Cross-Platform Protection Strategies
As organizations increasingly operate across multiple communication platforms, spear phishing protection must extend beyond email to encompass collaboration tools, messaging apps, and social media. Attackers have recognized that security controls on these platforms are often less mature than email security, making them attractive attack vectors. A comprehensive cross-platform protection strategy should address:
- Collaboration Platforms (Microsoft Teams, Slack) – Implementing security controls that scan for malicious links and files shared in channels and direct messages
- Enterprise Social Networks – Monitoring for impersonation accounts and social engineering attempts
- Instant Messaging – Extending security awareness training to include risks specific to these platforms
- Video Conferencing – Protecting against meeting hijacking and fraudulent invitation attacks
The convergence of these protection strategies creates a unified defense posture that recognizes modern communication occurs through multiple channels, each requiring specific security considerations. Security teams should conduct regular threat modeling exercises that map their organization’s communication patterns against potential attack vectors, ensuring protection measures align with actual usage rather than outdated assumptions about how employees communicate.
Vendor and Supply Chain Email Protection
Third-party vulnerabilities represent an increasingly common vector for targeted attacks, as demonstrated by several high-profile supply chain compromises.

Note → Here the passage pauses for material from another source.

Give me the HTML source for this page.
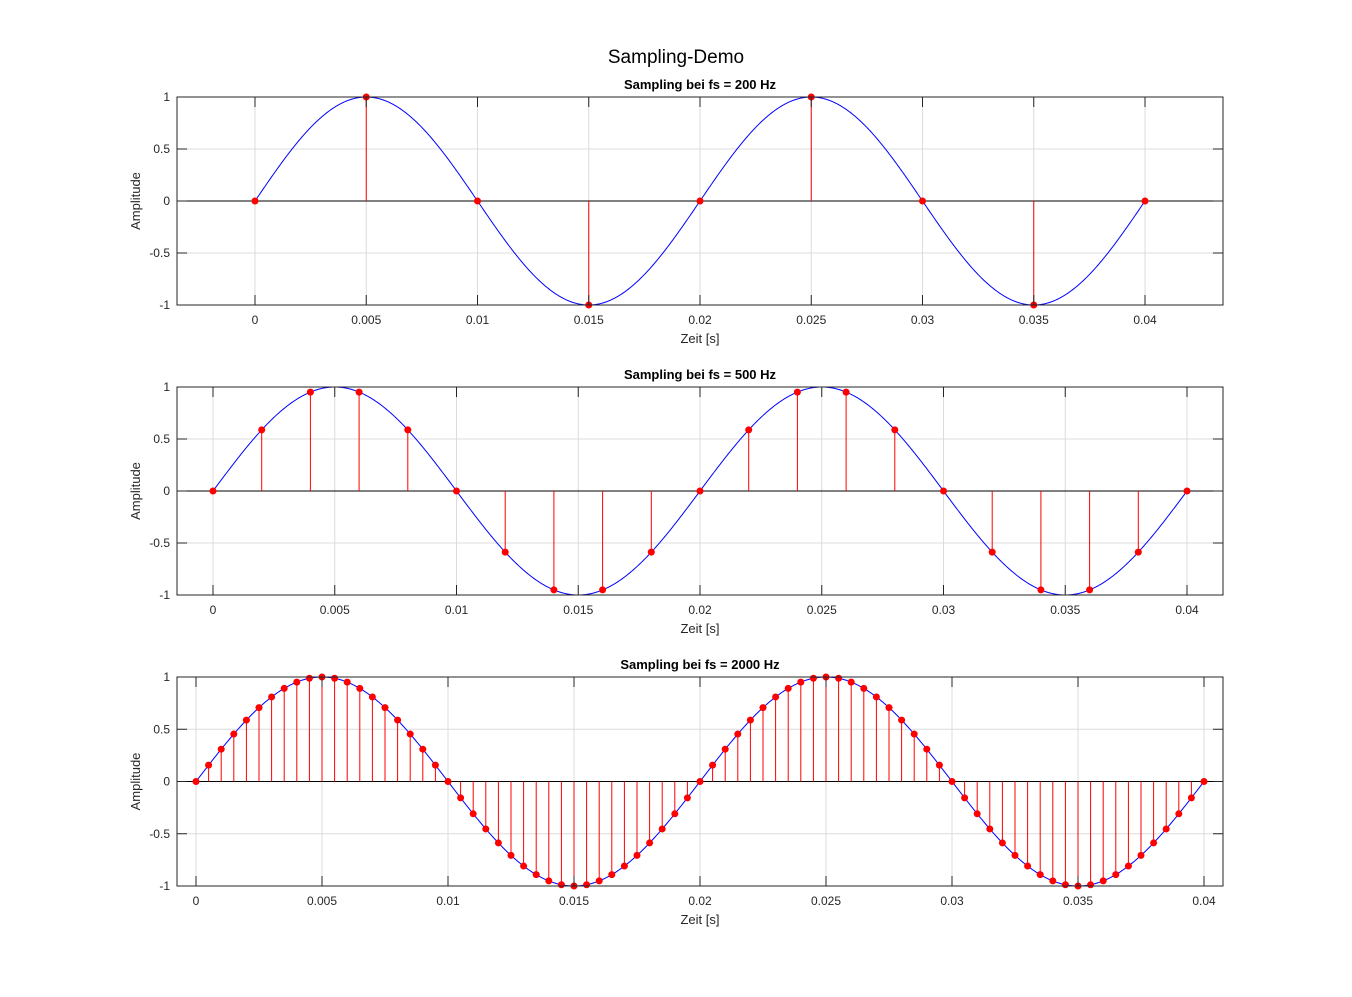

Organizations must extend their spear phishing protections to encompass communication with vendors, partners, and other external entities. This includes implementing vendor email identification standards that help employees distinguish legitimate external emails from potential impersonation attempts. Technical measures might include:
- Applying visual indicators to authenticated vendor emails
- Implementing specialized banner warnings for all external emails
- Establishing secure communication channels for sensitive information exchange
- Conducting joint tabletop exercises with critical vendors to test incident response procedures
Additionally, organizations should include specific cybersecurity requirements in vendor contracts, mandating security controls such as DMARC implementation, mandatory multi-factor authentication, and prompt notification of security incidents that might affect the partnership. This contractual approach creates accountability and raises the security baseline across the entire business ecosystem rather than just within the organization itself.